Since the business was already active on social media, we decided to do the barebones basics which was to promote our blogs to via different social platforms.
This was mixed in with platform-native content that was specific to each social media channel. The important thing here was we had non-SEO-related content being published around the SEO-related content to keep engagement high while being able to increase followers.
Email marketing isn’t directly tied to SEO, however, it is one of my favourite marketing channels for monetisation. The business already had existing automated workflows for new subscribers that ascended them to purchase the product.
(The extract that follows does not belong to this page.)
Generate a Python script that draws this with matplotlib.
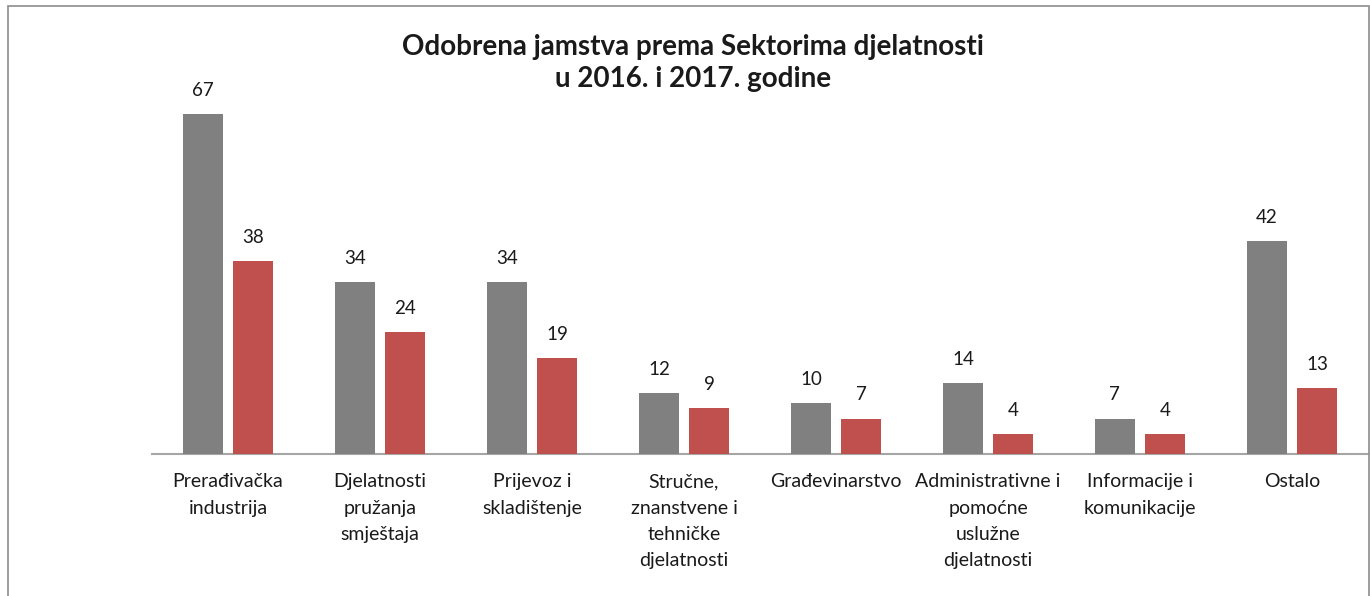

To help feed the top of the funnel, I made sure the informational keywords were directed to pages that gave the users the option to email subscribe for more content. This allowed us to siphon some of the organic search traffic into new email subscribers resulting in a portion becoming paying customers.
The important takeaway here is to not consider your organic search traffic coming from informational keywords as a waste. Do not try and get them to buy something as they are not coming to your website with the intent to buy.
Instead, offer them more information via an opt-in which gives you the ability to educate them while slowly introducing your product offering. Eventually, a portion of the subscribers will shift intent from information to commercial (assuming that you’ve done your nurturing sequences correctly) which can lead to new customers.
Compounding growth with effective analytics, KPI setting and data-driven insights
Without an effective way to track your SEO progress, you are flying blind. The main tool stack I used to track and measure the campaign results was:
- Google Analytics
- Google Search Console
- Semrush
- Ahrefs (mainly to cross-check Semrush’s data)
- Screaming Frog SEO Spider
Before embarking on the campaign, we set a series of KPIs to help us understand if we were moving in the right direction or not. Those KPIs revolved around:
- Target keyword ranking goals
- New user growth goals
- Conversions from organic search goals
- Conversion quality from organic search
SEO is a macro marketing game – you’re in it for the long haul and need to view every decision under a long-term magnifying glass.
Conclusion
Overall, the SEO campaign was a significant success. The business went from having a website that was barely ranking to one that’s driving well over a thousand organic clicks each month all while continuing to grow month on month.
To recap, here’s a snapshot of the key results achieved:
- 786% increase in new users from organic search from 1,359 in 2021 to 11,799 in 2022
- 1,372% increase in organic search impressions for non-branded search terms from 9.24k impressions in December 2021 vs 136k impressions in December 2022
- 6,650% increase in organic search clicks from non-branded search terms from 24 clicks in December 2021 vs 1.62k clicks in December 2022
- 1,154% approx. increase organic keywords indexed from 216 in December 2021 to 2.709 in December 2022
- 3,255% approx. increase in page one rankings in organic search from 11 in December 2021 to 369 in December 2022
- Organic search is the top contributing source of inbound customer lifetime value (cLTV) and new paying subscribers
The average SaaS customer growth rate from organic search has been +15% month-on-month during Q4 2022. What’s even better is those subscribers are staying put with the customer churn rate down to a sub-5% average over the same time period.